-- Start of Source material --

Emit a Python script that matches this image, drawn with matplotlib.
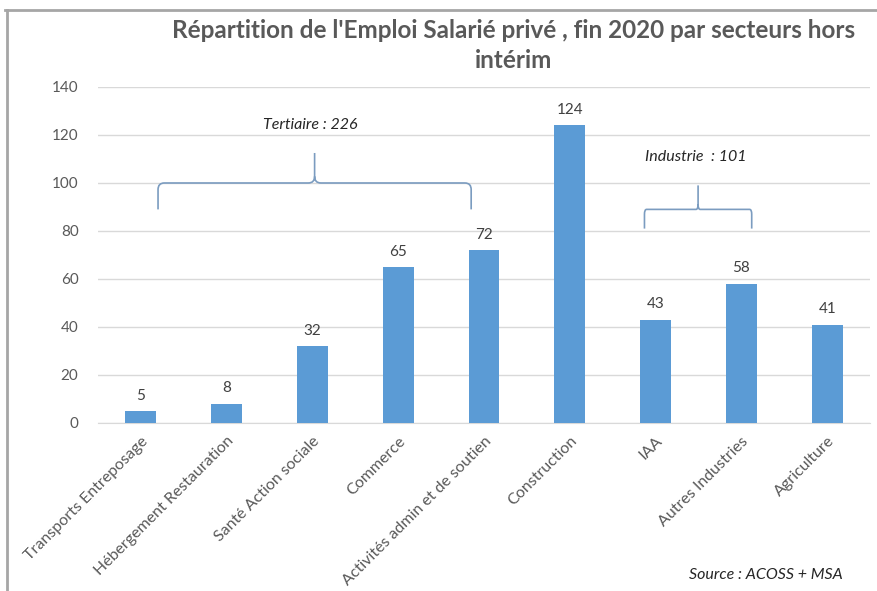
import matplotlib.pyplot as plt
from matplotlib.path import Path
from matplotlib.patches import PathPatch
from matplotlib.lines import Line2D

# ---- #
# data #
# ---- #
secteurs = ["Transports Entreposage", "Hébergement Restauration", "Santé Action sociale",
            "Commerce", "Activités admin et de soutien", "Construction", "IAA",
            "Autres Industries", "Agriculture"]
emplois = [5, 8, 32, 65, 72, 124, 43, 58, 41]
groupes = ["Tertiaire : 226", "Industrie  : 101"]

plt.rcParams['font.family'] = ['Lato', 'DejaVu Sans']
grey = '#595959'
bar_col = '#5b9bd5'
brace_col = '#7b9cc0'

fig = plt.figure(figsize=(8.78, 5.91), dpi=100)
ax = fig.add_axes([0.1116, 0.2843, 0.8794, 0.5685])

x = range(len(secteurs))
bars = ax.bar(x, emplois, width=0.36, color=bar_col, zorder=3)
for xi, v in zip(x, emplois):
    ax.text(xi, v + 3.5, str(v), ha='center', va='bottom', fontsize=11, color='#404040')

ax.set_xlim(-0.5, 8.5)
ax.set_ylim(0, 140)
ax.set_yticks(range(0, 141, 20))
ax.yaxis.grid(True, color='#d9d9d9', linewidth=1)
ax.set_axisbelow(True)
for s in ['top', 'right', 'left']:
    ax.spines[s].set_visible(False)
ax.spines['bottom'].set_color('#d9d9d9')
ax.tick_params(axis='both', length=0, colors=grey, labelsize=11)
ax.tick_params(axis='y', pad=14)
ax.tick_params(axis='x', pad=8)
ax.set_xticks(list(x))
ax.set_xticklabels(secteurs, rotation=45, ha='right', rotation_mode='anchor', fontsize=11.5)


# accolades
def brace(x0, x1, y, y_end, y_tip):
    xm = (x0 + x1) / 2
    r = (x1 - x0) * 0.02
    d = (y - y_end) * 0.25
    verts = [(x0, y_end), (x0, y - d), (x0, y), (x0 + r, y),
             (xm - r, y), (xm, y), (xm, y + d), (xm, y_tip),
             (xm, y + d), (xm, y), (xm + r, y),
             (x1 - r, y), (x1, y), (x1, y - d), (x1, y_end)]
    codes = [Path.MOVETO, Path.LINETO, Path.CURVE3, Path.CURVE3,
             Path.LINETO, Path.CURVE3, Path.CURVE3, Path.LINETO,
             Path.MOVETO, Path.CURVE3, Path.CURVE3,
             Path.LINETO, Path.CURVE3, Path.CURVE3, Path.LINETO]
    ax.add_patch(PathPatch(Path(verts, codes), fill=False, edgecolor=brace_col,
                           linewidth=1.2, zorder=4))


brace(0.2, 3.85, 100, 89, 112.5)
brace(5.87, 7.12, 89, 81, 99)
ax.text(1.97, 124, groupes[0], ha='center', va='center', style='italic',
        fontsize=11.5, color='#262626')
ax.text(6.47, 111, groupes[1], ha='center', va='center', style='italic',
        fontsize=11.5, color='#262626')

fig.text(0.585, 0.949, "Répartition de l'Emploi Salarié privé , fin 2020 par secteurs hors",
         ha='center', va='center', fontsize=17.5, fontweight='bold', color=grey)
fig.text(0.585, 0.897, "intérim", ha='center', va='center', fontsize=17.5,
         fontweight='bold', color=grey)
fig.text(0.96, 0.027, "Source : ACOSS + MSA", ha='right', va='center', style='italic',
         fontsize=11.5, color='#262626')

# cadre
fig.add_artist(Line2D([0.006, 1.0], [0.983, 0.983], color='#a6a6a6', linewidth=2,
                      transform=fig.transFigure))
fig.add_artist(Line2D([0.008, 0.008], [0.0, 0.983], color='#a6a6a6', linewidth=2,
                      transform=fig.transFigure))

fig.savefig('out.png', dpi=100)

-- End of Source material --

# Task to carry out
Do not include the images; transcribe the rest of the listing exactly.

# Result of this task
Emit a Python script that matches this image, drawn with matplotlib.
import matplotlib.pyplot as plt
from matplotlib.path import Path
from matplotlib.patches import PathPatch
from matplotlib.lines import Line2D

# ---- #
# data #
# ---- #
secteurs = ["Transports Entreposage", "Hébergement Restauration", "Santé Action sociale",
            "Commerce", "Activités admin et de soutien", "Construction", "IAA",
            "Autres Industries", "Agriculture"]
emplois = [5, 8, 32, 65, 72, 124, 43, 58, 41]
groupes = ["Tertiaire : 226", "Industrie  : 101"]

plt.rcParams['font.family'] = ['Lato', 'DejaVu Sans']
grey = '#595959'
bar_col = '#5b9bd5'
brace_col = '#7b9cc0'

fig = plt.figure(figsize=(8.78, 5.91), dpi=100)
ax = fig.add_axes([0.1116, 0.2843, 0.8794, 0.5685])

x = range(len(secteurs))
bars = ax.bar(x, emplois, width=0.36, color=bar_col, zorder=3)
for xi, v in zip(x, emplois):
    ax.text(xi, v + 3.5, str(v), ha='center', va='bottom', fontsize=11, color='#404040')

ax.set_xlim(-0.5, 8.5)
ax.set_ylim(0, 140)
ax.set_yticks(range(0, 141, 20))
ax.yaxis.grid(True, color='#d9d9d9', linewidth=1)
ax.set_axisbelow(True)
for s in ['top', 'right', 'left']:
    ax.spines[s].set_visible(False)
ax.spines['bottom'].set_color('#d9d9d9')
ax.tick_params(axis='both', length=0, colors=grey, labelsize=11)
ax.tick_params(axis='y', pad=14)
ax.tick_params(axis='x', pad=8)
ax.set_xticks(list(x))
ax.set_xticklabels(secteurs, rotation=45, ha='right', rotation_mode='anchor', fontsize=11.5)


# accolades
def brace(x0, x1, y, y_end, y_tip):
    xm = (x0 + x1) / 2
    r = (x1 - x0) * 0.02
    d = (y - y_end) * 0.25
    verts = [(x0, y_end), (x0, y - d), (x0, y), (x0 + r, y),
             (xm - r, y), (xm, y), (xm, y + d), (xm, y_tip),
             (xm, y + d), (xm, y), (xm + r, y),
             (x1 - r, y), (x1, y), (x1, y - d), (x1, y_end)]
    codes = [Path.MOVETO, Path.LINETO, Path.CURVE3, Path.CURVE3,
             Path.LINETO, Path.CURVE3, Path.CURVE3, Path.LINETO,
             Path.MOVETO, Path.CURVE3, Path.CURVE3,
             Path.LINETO, Path.CURVE3, Path.CURVE3, Path.LINETO]
    ax.add_patch(PathPatch(Path(verts, codes), fill=False, edgecolor=brace_col,
                           linewidth=1.2, zorder=4))


brace(0.2, 3.85, 100, 89, 112.5)
brace(5.87, 7.12, 89, 81, 99)
ax.text(1.97, 124, groupes[0], ha='center', va='center', style='italic',
        fontsize=11.5, color='#262626')
ax.text(6.47, 111, groupes[1], ha='center', va='center', style='italic',
        fontsize=11.5, color='#262626')

fig.text(0.585, 0.949, "Répartition de l'Emploi Salarié privé , fin 2020 par secteurs hors",
         ha='center', va='center', fontsize=17.5, fontweight='bold', color=grey)
fig.text(0.585, 0.897, "intérim", ha='center', va='center', fontsize=17.5,
         fontweight='bold', color=grey)
fig.text(0.96, 0.027, "Source : ACOSS + MSA", ha='right', va='center', style='italic',
         fontsize=11.5, color='#262626')

# cadre
fig.add_artist(Line2D([0.006, 1.0], [0.983, 0.983], color='#a6a6a6', linewidth=2,
                      transform=fig.transFigure))
fig.add_artist(Line2D([0.008, 0.008], [0.0, 0.983], color='#a6a6a6', linewidth=2,
                      transform=fig.transFigure))

fig.savefig('out.png', dpi=100)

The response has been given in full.